Space: Intelsat 19 experienced ‘unusual’ event during launch
A SeaLaunch Zenit launch vehicle experienced an ‘unusual’ event during the 31 May launch of Intelsat 19. Despite reaching its assigned transfer orbit, the Space Systems Loral LS-1300-based satellite fully deployed only one of its two solar arrays.
“Boeing engineers did note an unexpected, isolated event around 72sec after launch, which registered on microphones and pressure sensors,” says Energia, which SeaLaunch contracts to deliver and launch the vehicles. “We have only seen this one other time out of the 31 flights and while it is premature to speculate on its origin until further analysis is complete, it bears a striking resemblance to a prior Space Systems/Loral mission.”
Boeing builds the Zenit’s payload adaptor, which is heavily instrumented to monitor the health of the spacecraft and satellite.
“The data available on Intelsat-19 very clearly indicates that this is not the same issue that we had last year,” says Intelsat. “Not including Intelsat 19, five more 1300 satellites have been launched with ten successful solar array wing deployments.”
The prior mission referenced by Energia is the Telstar/Estrela do Sul 1 satellite, another LS-1300 bus which suffered a similar anomaly during liftoff, resulting in non-deployment of one of its solar arrays.

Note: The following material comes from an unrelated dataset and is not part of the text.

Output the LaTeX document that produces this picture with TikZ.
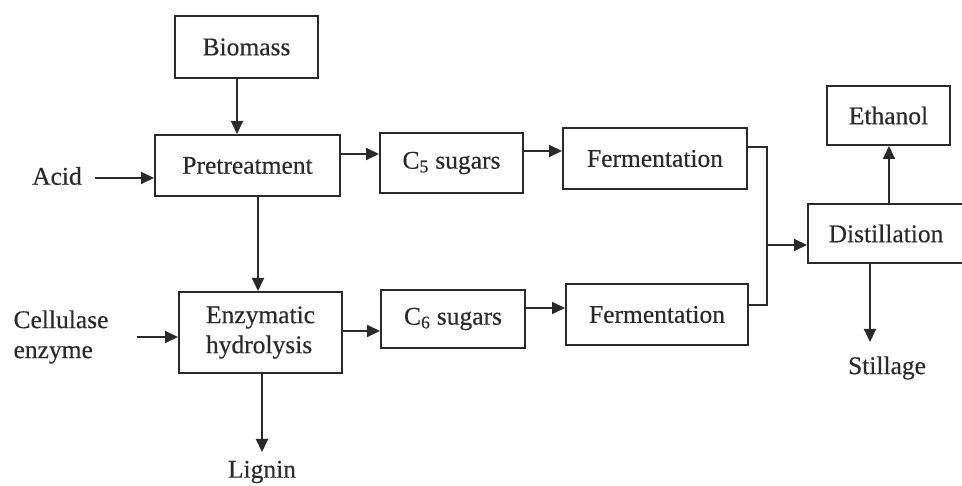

According to the Flightglobal/Ascend database, “Sound sensors picked up an explosive sound during that part of flight and it is thought that the array broke then. Although the exact cause of the event could not be determined, telemetry data indicated that the fairing was not a cause or contributing factor to the event on the spacecraft.”
Estrela do Sul 1 was declared a partial loss, and due to limited power and fuel it was retired after only five years of operation. The follow-on satellite, referenced by Intelsat, called Estrela do Sul 2, also deployed only a single solar array due to an unrelated problem.
Observers began to suspect a launch vehicle malfunction when SES elected to continue with the 20 June launch of SES 5, an LS-1300-based communications satellite. Were the satellite to blame, SES would likely have canceled the launch.